Embodiments of the methods disclosed herein may be performed in the operation of such computing devices. The order of the blocks presented in the examples above can be varied—for example, blocks can be re-ordered, combined, and/or broken into sub-blocks. Certain blocks or processes can be performed in parallel.

The use of “adapted to” or “configured to” herein is meant as open and inclusive language that does not foreclose devices adapted to or configured to perform additional tasks or steps. Additionally, the use of “based on” is meant to be open and inclusive, in that a process, step, calculation, or other action “based on” one or more recited conditions or values may, in practice, be based on additional conditions or values beyond those recited. Headings, lists, and numbering included herein are for ease of explanation only and are not meant to be limiting.
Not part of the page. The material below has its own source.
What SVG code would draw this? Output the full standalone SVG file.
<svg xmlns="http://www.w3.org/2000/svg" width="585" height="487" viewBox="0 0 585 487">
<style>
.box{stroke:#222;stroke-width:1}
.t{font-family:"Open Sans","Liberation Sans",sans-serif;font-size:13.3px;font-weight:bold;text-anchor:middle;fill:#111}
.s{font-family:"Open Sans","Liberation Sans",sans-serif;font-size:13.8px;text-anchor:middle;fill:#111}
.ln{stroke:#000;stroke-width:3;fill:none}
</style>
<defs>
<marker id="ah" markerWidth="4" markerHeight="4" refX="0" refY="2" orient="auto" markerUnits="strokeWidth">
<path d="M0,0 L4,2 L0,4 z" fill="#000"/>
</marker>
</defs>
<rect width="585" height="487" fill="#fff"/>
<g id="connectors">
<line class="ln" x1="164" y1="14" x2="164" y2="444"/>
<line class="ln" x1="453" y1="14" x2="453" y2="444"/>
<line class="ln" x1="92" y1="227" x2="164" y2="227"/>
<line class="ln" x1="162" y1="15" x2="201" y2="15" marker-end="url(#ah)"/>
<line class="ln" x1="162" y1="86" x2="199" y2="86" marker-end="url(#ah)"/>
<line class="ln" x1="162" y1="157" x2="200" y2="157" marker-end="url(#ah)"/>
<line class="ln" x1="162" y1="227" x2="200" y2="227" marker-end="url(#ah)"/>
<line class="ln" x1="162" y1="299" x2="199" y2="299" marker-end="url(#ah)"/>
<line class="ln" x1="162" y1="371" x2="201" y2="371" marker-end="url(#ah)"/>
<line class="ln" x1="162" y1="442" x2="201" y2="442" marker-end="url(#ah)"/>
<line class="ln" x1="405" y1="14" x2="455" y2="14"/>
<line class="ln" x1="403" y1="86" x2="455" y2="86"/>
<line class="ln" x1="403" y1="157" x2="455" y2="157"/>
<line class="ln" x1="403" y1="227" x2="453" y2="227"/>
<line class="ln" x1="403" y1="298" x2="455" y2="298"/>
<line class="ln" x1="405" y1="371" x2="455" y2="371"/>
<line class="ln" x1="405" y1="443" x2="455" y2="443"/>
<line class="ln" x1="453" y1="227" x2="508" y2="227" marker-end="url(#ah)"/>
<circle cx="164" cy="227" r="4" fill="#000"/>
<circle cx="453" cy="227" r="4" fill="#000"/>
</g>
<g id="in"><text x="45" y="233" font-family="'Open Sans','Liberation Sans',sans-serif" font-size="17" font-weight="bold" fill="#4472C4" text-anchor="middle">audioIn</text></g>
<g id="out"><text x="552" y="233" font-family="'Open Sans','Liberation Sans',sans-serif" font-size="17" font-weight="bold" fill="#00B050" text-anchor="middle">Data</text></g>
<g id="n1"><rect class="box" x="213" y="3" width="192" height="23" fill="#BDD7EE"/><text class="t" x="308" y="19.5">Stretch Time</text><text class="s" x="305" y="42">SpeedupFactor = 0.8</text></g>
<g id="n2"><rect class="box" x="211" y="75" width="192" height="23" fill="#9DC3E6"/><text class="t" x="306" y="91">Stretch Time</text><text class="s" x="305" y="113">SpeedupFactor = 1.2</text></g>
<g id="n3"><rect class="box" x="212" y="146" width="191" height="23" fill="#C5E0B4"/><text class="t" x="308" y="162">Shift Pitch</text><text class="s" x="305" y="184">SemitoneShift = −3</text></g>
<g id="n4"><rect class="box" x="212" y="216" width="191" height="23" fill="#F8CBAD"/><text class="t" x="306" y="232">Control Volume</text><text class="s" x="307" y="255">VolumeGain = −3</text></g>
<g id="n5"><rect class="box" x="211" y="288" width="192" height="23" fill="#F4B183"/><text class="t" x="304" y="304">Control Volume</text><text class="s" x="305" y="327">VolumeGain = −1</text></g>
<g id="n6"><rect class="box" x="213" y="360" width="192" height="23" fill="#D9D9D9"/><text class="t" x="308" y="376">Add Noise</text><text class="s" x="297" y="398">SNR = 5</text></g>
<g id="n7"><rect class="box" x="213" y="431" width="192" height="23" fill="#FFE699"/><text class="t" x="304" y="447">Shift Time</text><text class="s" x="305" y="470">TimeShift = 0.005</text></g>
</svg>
While the present subject matter has been described in detail with respect to specific embodiments thereof, it will be appreciated that those skilled in the art, upon attaining an understanding of the foregoing, may readily produce alternatives to, variations of, and equivalents to such embodiments. Accordingly, it should be understood that the present disclosure has been presented for purposes of example rather than limitation, and does not preclude the inclusion of such modifications, variations, and/or additions to the present subject matter as would be readily apparent to one of ordinary skill in the art.